[Source records]
------------------------------------------------

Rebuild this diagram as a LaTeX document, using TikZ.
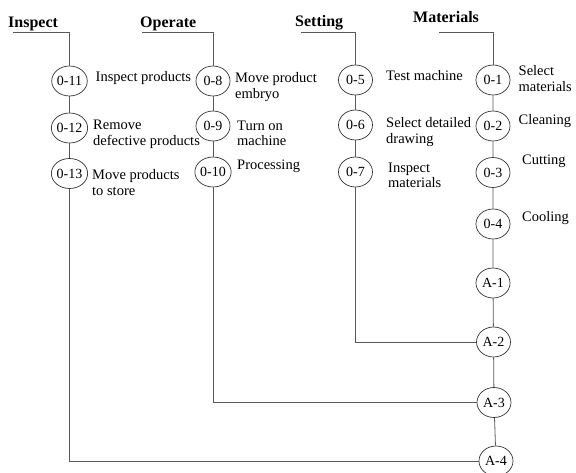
\documentclass[tikz,border=0pt]{standalone}
\usepackage{fontspec}
\setmainfont{Liberation Serif}
\usetikzlibrary{shapes.geometric}
\tikzset{
	op/.style={ellipse, draw=black!80, line width=0.7pt, minimum width=34pt, minimum height=30pt, inner sep=0pt, font=\fontsize{14}{16}\selectfont},
	txt/.style={anchor=base west, align=left, inner sep=0pt, font=\fontsize{14.5}{15.5}\selectfont},
	hdr/.style={anchor=base west, inner sep=0pt, font=\fontsize{16}{18}\selectfont\bfseries},
	ln/.style={draw=black!65, line width=0.8pt}
}
\begin{document}
\begin{tikzpicture}[x=1pt,y=-1pt]
			\useasboundingbox (0,0) rectangle (576,473);

			\node[hdr] (hInsp) at (8,28) {Inspect};
			\node[hdr] (hOper) at (140,28) {Operate};
			\node[hdr] (hSet) at (295,27) {Setting};
			\node[hdr] (hMat) at (413,23) {Materials};
			\coordinate (tInsp) at (13,32);
			\coordinate (tOper) at (142,32);
			\coordinate (tSet) at (301,32);
			\coordinate (tMat) at (439,32);

			\node[op] (o11) at (69.5,81) {0-11};
			\node[op] (o12) at (69.5,128) {0-12};
			\node[op] (o13) at (69.5,173.5) {0-13};
			\node[op] (o8) at (213,81) {0-8};
			\node[op] (o9) at (213,126) {0-9};
			\node[op] (o10) at (213,172) {0-10};
			\node[op] (o5) at (355.5,80) {0-5};
			\node[op] (o6) at (355.5,125) {0-6};
			\node[op] (o7) at (355.5,172) {0-7};
			\node[op] (o1) at (493,80) {0-1};
			\node[op] (o2) at (493,126) {0-2};
			\node[op] (o3) at (493,172.5) {0-3};
			\node[op] (o4) at (493,224) {0-4};
			\node[op] (a1) at (493,283) {A-1};
			\node[op] (a2) at (493.5,342) {A-2};
			\node[op] (a3) at (494,402.5) {A-3};
			\node[op] (a4) at (496,461) {A-4};

			\node[txt] (l11) at (95.5,82) {Inspect products};
			\node[txt] (l12) at (93,145.5) {Remove\\defective products};
			\node[txt] (l13) at (92,195.5) {Move products\\to store};
			\node[txt] (l8) at (235,98.5) {Move product\\embryo};
			\node[txt] (l9) at (237,146) {Turn on\\machine};
			\node[txt] (l10) at (237,170) {Processing};
			\node[txt] (l5) at (386,80.5) {Test machine};
			\node[txt] (l6) at (386,143.5) {Select detailed\\drawing};
			\node[txt] (l7) at (388,188) {Inspect\\materials};
			\node[txt] (l1) at (518.5,91.5) {Select\\materials};
			\node[txt] (l2) at (518.5,125) {Cleaning};
			\node[txt] (l3) at (522,165) {Cutting};
			\node[txt] (l4) at (522,221.5) {Cooling};

			\draw[ln] (tInsp) -| (o11);
			\draw[ln] (tOper) -| (o8);
			\draw[ln] (tSet) -| (o5);
			\draw[ln] (tMat) -| (o1);
			\draw[ln] (o11) -- (o12) -- (o13);
			\draw[ln] (o8) -- (o9) -- (o10);
			\draw[ln] (o5) -- (o6) -- (o7);
			\draw[ln] (o1) -- (o2) -- (o3) -- (o4) -- (a1) -- (a2) -- (a3) -- (a4);
			\draw[ln] (o7) |- (a2);
			\draw[ln] (o10) |- (a3);
			\draw[ln] (o13) |- (a4);
	\end{tikzpicture}
\end{document}
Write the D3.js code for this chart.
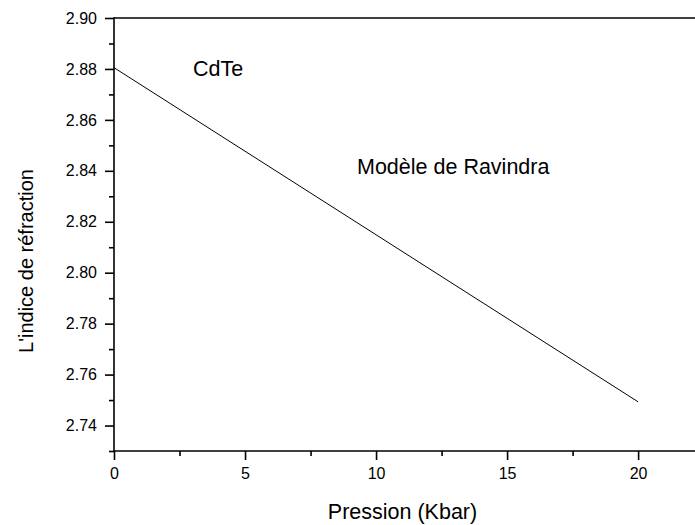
<!DOCTYPE html>
<html>
<head>
<meta charset="utf-8">
<script src="https://cdn.jsdelivr.net/npm/d3@7"></script>
<style>
  html, body { margin: 0; padding: 0; background: #fff; }
  svg { display: block; font-family: "Liberation Sans", Arial, sans-serif; }
</style>
</head>
<body>
<svg id="chart" width="695" height="525"></svg>
<script>
// Refractive index of CdTe versus pressure (Ravindra model)
const pressure = [0, 5, 10, 15, 20];
const refrIndex = [2.8805, 2.8477, 2.8149, 2.7821, 2.7493];
const xTickValues = [0, 5, 10, 15, 20];
const yTickValues = [2.74, 2.76, 2.78, 2.80, 2.82, 2.84, 2.86, 2.88, 2.90];

const svg = d3.select("#chart");
const plotLeft = 114, plotTop = 18, plotBottom = 451, plotRight = 701;

const x = d3.scaleLinear().domain([0, 22.4]).range([plotLeft, plotRight]);
const y = d3.scaleLinear().domain([2.73, 2.90]).range([plotBottom, plotTop]);

const axisW = 1.6;

// minor ticks
const xMinor = d3.range(2.5, 22.4, 5);
const yMinor = d3.range(2.73, 2.9, 0.02);

const gx = svg.append("g").attr("transform", `translate(0,${plotBottom})`);
gx.call(d3.axisBottom(x).tickValues(xMinor).tickSize(5).tickFormat(""));
const gx2 = svg.append("g").attr("transform", `translate(0,${plotBottom})`);
gx2.call(d3.axisBottom(x).tickValues(xTickValues).tickSize(9).tickPadding(8).tickFormat(d3.format("d")));

const gy = svg.append("g").attr("transform", `translate(${plotLeft},0)`);
gy.call(d3.axisLeft(y).tickValues(yMinor).tickSize(5).tickFormat(""));
const gy2 = svg.append("g").attr("transform", `translate(${plotLeft},0)`);
gy2.call(d3.axisLeft(y).tickValues(yTickValues).tickSize(9).tickPadding(8).tickFormat(d3.format(".2f")));

[gx, gx2, gy, gy2].forEach(g => {
  g.select(".domain").remove();
  g.selectAll(".tick line").attr("stroke-width", axisW);
});

svg.selectAll(".tick text").attr("font-size", 16).attr("fill", "#000")
  .attr("font-family", "Liberation Sans, Arial, sans-serif");

// frame lines
svg.append("line").attr("x1", plotLeft).attr("x2", 695).attr("y1", plotBottom).attr("y2", plotBottom)
  .attr("stroke", "#000").attr("stroke-width", axisW);
svg.append("line").attr("x1", plotLeft).attr("x2", 695).attr("y1", plotTop).attr("y2", plotTop)
  .attr("stroke", "#000").attr("stroke-width", axisW);
svg.append("line").attr("x1", plotLeft).attr("x2", plotLeft)
  .attr("y1", plotTop - axisW / 2).attr("y2", plotBottom + axisW / 2)
  .attr("stroke", "#000").attr("stroke-width", axisW);

// curve
const line = d3.line().x((d, i) => x(pressure[i])).y(d => y(d));
svg.append("path").datum(refrIndex).attr("d", line)
  .attr("fill", "none").attr("stroke", "#000").attr("stroke-width", 1);

// annotations
svg.append("text").attr("x", 193).attr("y", 76).attr("font-size", 21.5).text("CdTe");
svg.append("text").attr("x", 357).attr("y", 174).attr("font-size", 21.5).text("Modèle de Ravindra");

// axis titles
svg.append("text").attr("x", 402.5).attr("y", 519).attr("text-anchor", "middle")
  .attr("font-size", 21.5).text("Pression (Kbar)");
svg.append("text").attr("transform", "translate(33,261) rotate(-90)").attr("text-anchor", "middle")
  .attr("font-size", 20).text("L'indice de réfraction");
</script>
</body>
</html>
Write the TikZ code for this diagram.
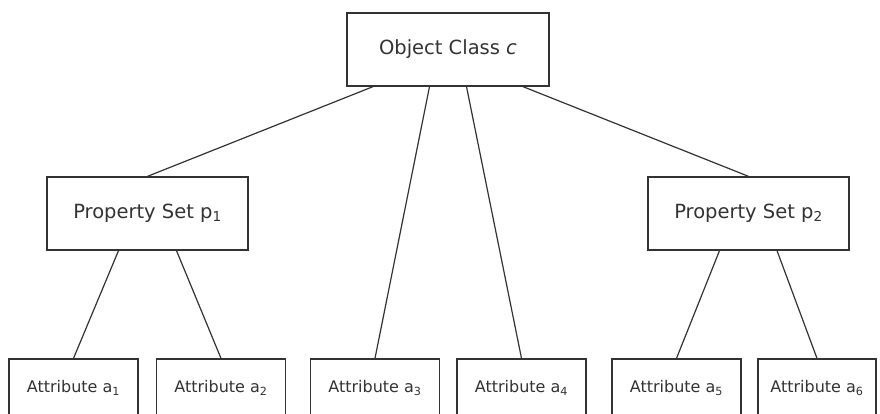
\documentclass[tikz,border=0pt]{standalone}
\usepackage{fontspec}
\setmainfont{DejaVu Sans}
\usetikzlibrary{calc}
\definecolor{ink}{HTML}{333333}
\tikzset{
  box/.style={draw=ink, line width=1.3pt, fill=white, text=ink, inner sep=0pt, minimum height=73pt},
  bigbox/.style={box, font=\fontsize{19.5}{22}\selectfont},
  attrbox/.style={box, minimum width=129pt, minimum height=58pt, font=\fontsize{16}{19}\selectfont},
  link/.style={draw=ink, line width=1.2pt}
}
\begin{document}
\begin{tikzpicture}[x=1pt,y=-1pt]
\useasboundingbox (0,0) rectangle (880,414);
\clip (0,0) rectangle (880,414);
\fill[white] (0,0) rectangle (880,414);
% top and middle level
\node[bigbox, minimum width=202pt] (obj) at (448,49.5) {Object Class \textit{c}};
\node[bigbox, minimum width=201pt] (p1) at (147.5,213.5) {Property Set p\textsubscript{1}};
\node[bigbox, minimum width=201pt] (p2) at (748.5,213.5) {Property Set p\textsubscript{2}};
% attributes (cut off by the lower edge)
\node[attrbox] (a1) at (73.5,388) {Attribute a\textsubscript{1}};
\node[attrbox] (a2) at (221,388) {Attribute a\textsubscript{2}};
\node[attrbox] (a3) at (375,388) {Attribute a\textsubscript{3}};
\node[attrbox] (a4) at (521.5,388) {Attribute a\textsubscript{4}};
\node[attrbox] (a5) at (676.5,388) {Attribute a\textsubscript{5}};
\node[attrbox, minimum width=118pt] (a6) at (817,388) {Attribute a\textsubscript{6}};
% connectors
\draw[link] ($(obj.south)+(-75,0)$) -- (p1.north);
\draw[link] ($(obj.south)+(-18.5,0)$) -- (a3.north);
\draw[link] ($(obj.south)+(18.5,0)$) -- (a4.north);
\draw[link] ($(obj.south)+(75,0)$) -- (p2.north);
\draw[link] ($(p1.south)+(-29,0)$) -- (a1.north);
\draw[link] ($(p1.south)+(29,0)$) -- (a2.north);
\draw[link] ($(p2.south)+(-29,0)$) -- (a5.north);
\draw[link] ($(p2.south)+(28.5,0)$) -- (a6.north);
\end{tikzpicture}
\end{document}
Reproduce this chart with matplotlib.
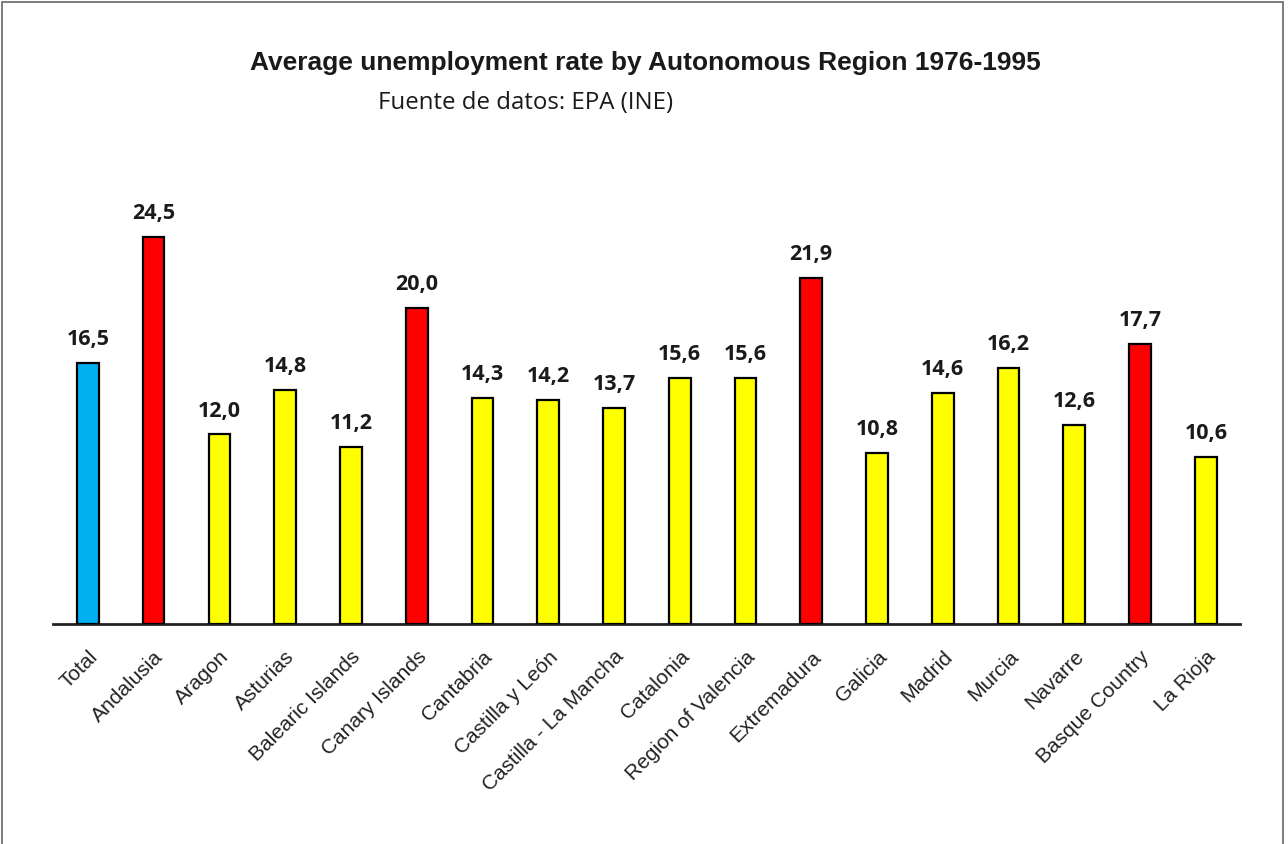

------------------------------------------------

## [Do this]
Only the lines from the top of the data through the line with "(0,0) rectangle (576,473);" should be quoted, exactly and with both ends kept; skip the pictures.

## [Result for this exercise]
Rebuild this diagram as a LaTeX document, using TikZ.
\documentclass[tikz,border=0pt]{standalone}
\usepackage{fontspec}
\setmainfont{Liberation Serif}
\usetikzlibrary{shapes.geometric}
\tikzset{
	op/.style={ellipse, draw=black!80, line width=0.7pt, minimum width=34pt, minimum height=30pt, inner sep=0pt, font=\fontsize{14}{16}\selectfont},
	txt/.style={anchor=base west, align=left, inner sep=0pt, font=\fontsize{14.5}{15.5}\selectfont},
	hdr/.style={anchor=base west, inner sep=0pt, font=\fontsize{16}{18}\selectfont\bfseries},
	ln/.style={draw=black!65, line width=0.8pt}
}
\begin{document}
\begin{tikzpicture}[x=1pt,y=-1pt]
			\useasboundingbox (0,0) rectangle (576,473);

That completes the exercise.